New Zealand businessman (died 2020)

Troy Michael Collings (1986 or 1987 – February or March 2020) was a New Zealand businessman and tour guide. In 2008, he co-founded Young Pioneer Tours, a company known for specialising in low-cost tours of North Korea and other remote places. In early 2020, Collings died of a heart attack at the age of 33.

==Personal life and career==
Collings was from Auckland, New Zealand. He graduated from the University of Auckland business school in 2008.

Collings became interested in North Korea after watching the 2004 documentary A State of Mind about North Korean gymnasts training for the 2003 Pyongyang Arirang Mass Games. He later went on a research tour to the country.

Collings was an advocate for North Korean tourism. He is quoted as saying that North Korea is open to everyone except South Koreans and journalists. He helped open the Tumen-Namyang border between China and North Korea to foreign tourists. He was the first westerner to travel across the Tumen-Namyang border, when he led a tour group across the border in 2013. In 2012, he launched the Pyongyang Deaf and Blind Centre funding.
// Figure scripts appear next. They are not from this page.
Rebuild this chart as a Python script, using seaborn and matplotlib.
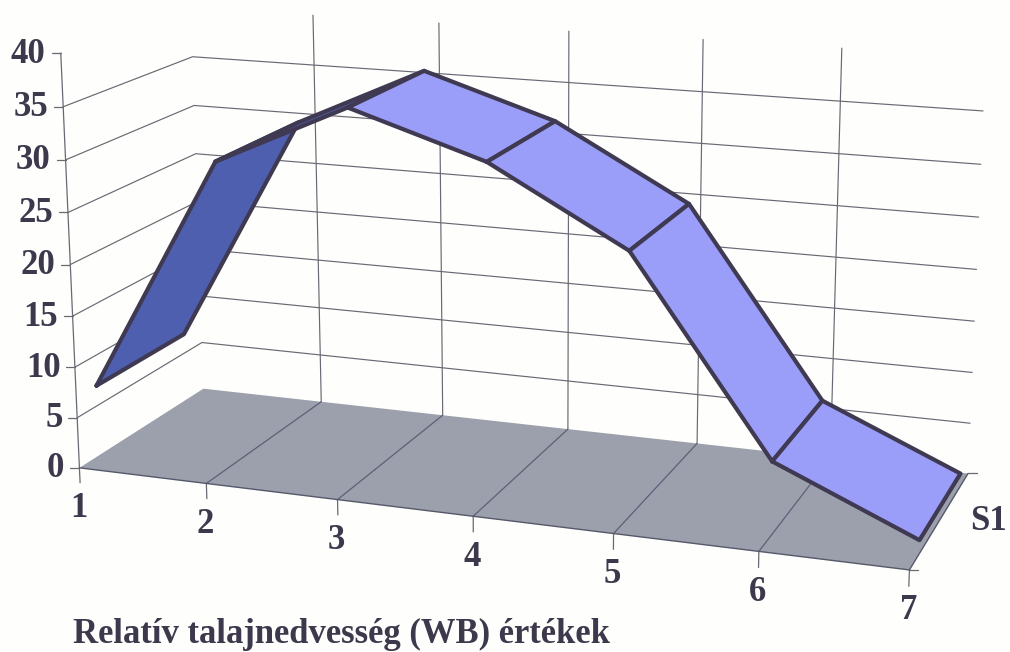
import numpy as np
import pandas as pd
import matplotlib
matplotlib.use("Agg")
import matplotlib.pyplot as plt
import seaborn as sns

categories = ["1", "2", "3", "4", "5", "6", "7"]
series_name = "S1"
s1_values = [7.0, 30.0, 36.0, 32.0, 25.0, 7.0, 1.3]
value_ticks = [0, 5, 10, 15, 20, 25, 30, 35, 40]
xlabel_text = "Relatív talajnedvesség (WB) értékek"

# Camera calibration: scene position (category, depth, value) -> picture pixel
cal_scene = [(0, 0, 0), (6, 0, 0), (0, 1, 0), (6, 1, 0), (0, 0, 40), (0, 1, 35), (6, 1, 35),
             (1, 1, 40), (5, 1, 40), (3, 1, 0), (3, 0, 0), (1, 0, 0), (5, 0, 0), (1, 1, 0)]
cal_pixel = [(79, 468), (910, 570), (203, 391), (968, 474), (61, 53), (192, 57), (982, 110),
             (313, 15), (843, 49), (568, 428), (473, 515), (207, 483), (758, 553), (322, 400)]
RIB_FRONT, RIB_BACK = 0.15, 0.85

rows = []
for (u, d, z), (px, py) in zip(cal_scene, cal_pixel):
    w = [u, d, z, 1.0]
    rows.append(w + [0, 0, 0, 0] + [-px * c for c in w])
    rows.append([0, 0, 0, 0] + w + [-py * c for c in w])
_, _, vt = np.linalg.svd(np.array(rows, float))
CAM = vt[-1].reshape(3, 4)


def project(u, d, z):
    h = CAM @ np.array([u, d, z, 1.0])
    return h[0] / h[2], h[1] / h[2]


sns.set_theme(style="white", rc={"axes.facecolor": "#fefefc", "figure.facecolor": "#fefefc"})
INK = "#3d384c"
GRID = "#6a6873"
plt.rcParams["font.family"] = ["Liberation Serif", "DejaVu Serif"]

fig = plt.figure(figsize=(10.10, 6.52), dpi=100)
ax = fig.add_axes([0, 0, 1, 1])


def draw_segments(segments, color, lw, zorder):
    recs = []
    for i, seg in enumerate(segments):
        for p in seg:
            x, y = project(*p)
            recs.append({"seg": i, "px": x, "py": y})
    sns.lineplot(data=pd.DataFrame(recs), x="px", y="py", units="seg", estimator=None, sort=False,
                 color=color, lw=lw, zorder=zorder, ax=ax, legend=False,
                 solid_capstyle="round", solid_joinstyle="round")


n = len(categories) - 1
# floor
floor = [project(0, 0, 0), project(n, 0, 0), project(n, 1, 0), project(0, 1, 0)]
ax.fill(*zip(*floor), color="#9ca0ac", lw=0, zorder=2)

# wall grid
levels = [v for v in value_ticks if 0 < v < max(value_ticks)]
wall = [[(0, 0, v), (0, 1, v), (n, 1, v)] for v in levels]
wall += [[(u, 1, 0), (u, 1, max(value_ticks))] for u in range(1, n)]
draw_segments(wall, GRID, 0.85, 1)
# axis and floor lines
draw_segments([[(0, 0, 0), (0, 0, max(value_ticks))]], GRID, 0.9, 1)
draw_segments([[(u, 0, 0), (u, 1, 0)] for u in range(1, n)], "#5c6078", 0.9, 3)
draw_segments([[(0, 0, 0), (n, 0, 0)], [(n, 0, 0), (n, 1, 0)]], "#55586a", 1.0, 3)
draw_segments([[(u, 0, 0), (u, 0, -1.5)] for u in range(n + 1)], GRID, 0.9, 1)

# value ticks and labels
for v, lab_dx in zip(value_ticks, [15, 14, 14, 15, 15, 15, 15, 15, 16]):
    x, y = project(0, 0, v)
    ax.plot([x - 9, x], [y, y], color=GRID, lw=0.9, zorder=1)
    ax.text(x - lab_dx, y + 1, str(v), ha="right", va="center", fontsize=25,
            fontweight="bold", color=INK)
# depth tick + series label
x, y = project(n, 1, 0)
ax.plot([x, x + 9], [y, y], color=GRID, lw=0.9, zorder=1)
x7, y7 = project(n, 0, 0)
ax.plot([x7, x7 + 9], [y7, y7], color=GRID, lw=0.9, zorder=1)
ax.text(x + 20, y + 48, series_name, ha="center", va="center", fontsize=25,
        fontweight="bold", color=INK)

# category labels
for u, lab in enumerate(categories):
    x, y = project(u, 0, 0)
    ax.text(x - 1, y + 41, lab, ha="center", va="center", fontsize=25, fontweight="bold", color=INK)

# ribbon
for i in range(n):
    a, b = s1_values[i], s1_values[i + 1]
    quad = [(i, RIB_FRONT, a), (i + 1, RIB_FRONT, b), (i + 1, RIB_BACK, b), (i, RIB_BACK, a)]
    col = "#4f5fb0" if i < 2 else "#9a9ef8"
    ax.fill(*zip(*[project(*p) for p in quad]), color=col, lw=0, zorder=4 + 0.1 * i)
    draw_segments([quad + [quad[0]]], "#3f3a52", 3.0, 4.05 + 0.1 * i)

ax.text(73, 634, xlabel_text, ha="left", va="center", fontsize=24.9, fontweight="bold", color=INK)

ax.set_xlim(0, 1010)
ax.set_ylim(652, 0)
ax.axis("off")
fig.savefig("out.png", dpi=100, facecolor=fig.get_facecolor())
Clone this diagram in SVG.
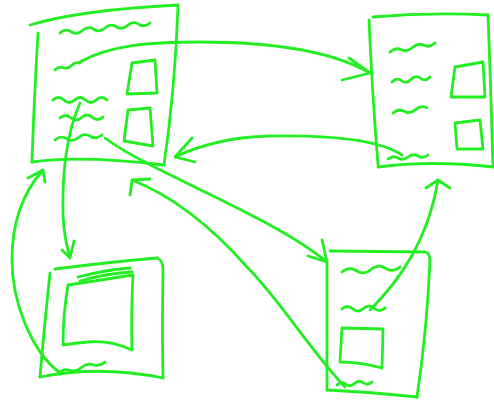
<svg xmlns="http://www.w3.org/2000/svg" width="494" height="402" viewBox="0 0 494 402">
<style>
path{fill:none;stroke:#22ee22;stroke-width:2.8;stroke-linecap:round;stroke-linejoin:round}
</style>
<rect width="494" height="402" fill="#ffffff"/>
<g id="node-1">
<path d="M30,25 Q80,10 178,5"/>
<path d="M178,6 Q175,90 164,165"/>
<path d="M38,33 Q34,100 32,162"/>
<path d="M32,162 Q80,155 164,165"/>
<path d="M60,33 q5.6,-5 11.25,-1.25 t11.25,-1.25 t11.25,-1.25 t11.25,-1.25 t11.25,-1.25 t11.25,-1.25 t11.25,-1.25 t11.25,-1.25"/>
<path d="M55,70 q4,-4 8.3,-2.3 t8.3,-2.3 t8.3,-2.3"/>
<path d="M53,100 q5.4,-5 10.8,0 t10.8,0 t10.8,0 t10.8,0 t10.8,0"/>
<path d="M60,118 q5.4,-5 10.75,-0.25 t10.75,-0.25 t10.75,-0.25 t10.75,-0.25"/>
<path d="M55,140 q5.9,-5 11.75,-1.25 t11.75,-1.25 t11.75,-1.25 t11.75,-1.25"/>
<path d="M132,63 L155,60 L157,93 L127,94 Z"/>
<path d="M128,110 L150,108 L153,146 L124,141 Z"/>
</g>
<g id="node-2">
<path d="M373,17 Q430,12 488,15"/>
<path d="M369,20 Q372,90 378,165"/>
<path d="M488,15 Q491,90 493,167"/>
<path d="M378,167 Q430,160 494,167"/>
<path d="M390,52 q5.6,-5 11.25,-2.25 t11.25,-2.25 t11.25,-2.25 t11.25,-2.25"/>
<path d="M392,82 q4.7,-5 9.5,-1.25 t9.5,-1.25 t9.5,-1.25 t9.5,-1.25"/>
<path d="M393,113 q5.7,-5 11.3,-1.7 t11.3,-1.7 t11.3,-1.7"/>
<path d="M388,159 q5,-4 10,-1 t10,-1 t10,-1 t10,-1"/>
<path d="M455,67 L483,62 L485,97 L451,97 Z"/>
<path d="M455,123 L480,120 L483,149 L457,149 Z"/>
</g>
<g id="node-3">
<path d="M55,269 Q110,262 157,258"/>
<path d="M157,258 Q163,260 163,270 Q162,330 163,378"/>
<path d="M163,378 Q100,365 40,377"/>
<path d="M50,273 Q44,330 40,377"/>
<path d="M78,277 Q105,270 130,268"/>
<path d="M80,281 Q108,273 132,272"/>
<path d="M68,285 Q100,280 133,275 Q131,315 132,350 Q110,340 88,342 Q75,343 63,345 Q63,315 68,285 Z"/>
<path d="M58,373 q5.9,-5 11.75,-2.75 t11.75,-2.75 t11.75,-2.75 t11.75,-2.75"/>
</g>
<g id="node-4">
<path d="M330,251 L425,252 Q430,253 430,260"/>
<path d="M430,260 Q427,330 417,397"/>
<path d="M417,397 Q370,392 327,390"/>
<path d="M327,262 L327,390"/>
<path d="M342,272 q7,-6 14.5,-1.25 t14.5,-1.25 t14.5,-1.25 t14.5,-1.25"/>
<path d="M342,309 q5.4,-5 10.75,-0.25 t10.75,-0.25 t10.75,-0.25 t10.75,-0.25"/>
<path d="M342,328 L383,329 L382,368 Q360,362 340,362 Z"/>
<path d="M337,385 q4.4,-4 8.75,-0.75 t8.75,-0.75 t8.75,-0.75 t8.75,-0.75"/>
</g>
<g id="connectors">
<path d="M80,62 C110,45 150,42 200,42 C270,42 330,50 370,73 M349,58 L370,73 L342,80"/>
<path d="M80,103 C68,130 62,170 63,215 C64,235 67,248 70,258 M62,250 L70,258 L74,241"/>
<path d="M105,138 C150,172 270,215 327,262 M322,240 L327,262 L308,256"/>
<path d="M402,155 C380,140 330,135 270,136 C230,137 200,145 175,157 M192,138 L175,157 L195,162"/>
<path d="M370,310 C400,280 428,240 438,180 M426,188 L438,180 L450,188"/>
<path d="M345,387 C310,350 280,300 247,267 C210,225 170,195 132,180 M130,195 L132,180 L150,179"/>
<path d="M60,373 C30,350 12,300 12,260 C12,220 25,190 43,170 M28,178 L43,170 L45,182"/>
</g>
</svg>
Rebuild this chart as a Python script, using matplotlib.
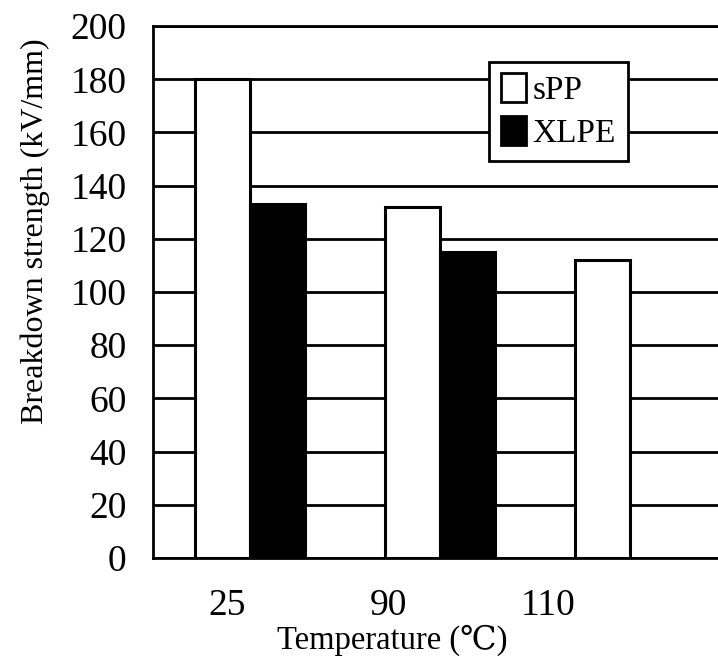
import numpy as np
import matplotlib
matplotlib.use('Agg')
import matplotlib.pyplot as plt
from matplotlib.patches import Patch

temps = ['25', '90', '110']
spp = [180, 132, 112]
xlpe = [133, 115, np.nan]
# tick labels in the scan sit left of the bar groups
label_shift = [-0.12, -0.27, -0.43]

plt.rcParams['font.family'] = ['Liberation Serif', 'DejaVu Serif']

fig = plt.figure(figsize=(7.18, 6.6), dpi=100)
ax = fig.add_axes([0.2131, 0.1545, 0.794, 0.806])

x = np.arange(len(temps))
w = 0.29
ax.bar(x - w/2, spp, w, color='white', edgecolor='black', linewidth=2.2, zorder=3, label='sPP')
ax.bar(x + w/2, xlpe, w, color='black', edgecolor='black', linewidth=2.2, zorder=3, label='XLPE')

ax.set_xlim(-0.51, 2.49)
ax.set_ylim(0, 200)
ax.set_yticks(np.arange(0, 201, 20))
ax.set_xticks(x + np.array(label_shift))
ax.set_xticklabels(temps)
ax.tick_params(axis='both', length=0, labelsize=27)
ax.tick_params(axis='x', pad=22)
ax.tick_params(axis='y', pad=19)
ax.grid(axis='y', color='black', linewidth=2, zorder=1)

for s in ax.spines.values():
    s.set_linewidth(2)
    s.set_color('black')

ax.set_ylabel('Breakdown strength (kV/mm)', fontsize=23)
ax.yaxis.set_label_coords(-0.18, 0.615)
ax.set_xlabel('Temperature (\u2103)', fontsize=23.5)
ax.xaxis.set_label_coords(0.419, -0.125)

handles = [Patch(facecolor='white', edgecolor='black', linewidth=2),
           Patch(facecolor='black', edgecolor='black', linewidth=2)]
leg = ax.legend(handles, ['sPP', 'XLPE'], loc='upper left', bbox_to_anchor=(0.59, 0.933),
                fontsize=24, fancybox=False, framealpha=1, edgecolor='black',
                handlelength=0.75, handleheight=0.95, handletextpad=0.2,
                borderpad=0.35, labelspacing=0.3, borderaxespad=0)
leg.get_frame().set_linewidth(2)
leg.set_zorder(5)

plt.savefig('out.png', dpi=100)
In 2015, Collings confirmed the reopening of the North Korean border after an ebola scare.
In the same year, he spoke about North Korean citizens having an ever-increasing choice of food at the Kwangbok Department Store in Pyongyang. In 2017, he was quoted as saying that hemp was as cheap as tobacco in North Korea.

On 5 March 2020, it was announced that he had died of a heart attack at the age of 33.

== Young Pioneer Tours ==
In 2008, Collings and Gareth Johnson founded Young Pioneer Tours while living as expatriates in China. The company is registered in China, and Collings worked as a managing director. One of their aims was to make travelling to North Korea affordable; their tours cost around half the price of existing tours to the country. At the time, a trip to North Korea cost about €2000, but Collings offered trips from €795. Collings believed that engaging people with North Korea could lead to "less mutual distrust in the future."

As well as tours to North Korea, the company includes tours of Chernobyl in Ukraine, East Timor, Abkhazia, and Nauru in Micronesia. The organisation also offers short-term study trips to Pyongyang University of Foreign Studies, a Chinese-funded language centre.

In 2017, Young Pioneer Tours were criticised after the death of Otto Warmbier, a U.S. citizen who was on a tour with the company. Warmbier was sentenced to 15 years on a charge of subversion and died in 2017. After Warmbier's death, Collings maintained that North Korea was a "safe place to visit", as Warmbier was the first person on a Young Pioneer Tour to be arrested. He maintained that North Korea was safe as long as local laws were adhered to, and also refuted claims that Young Pioneer Tours targeted Americans, saying that none of their advertising had focused on Americans.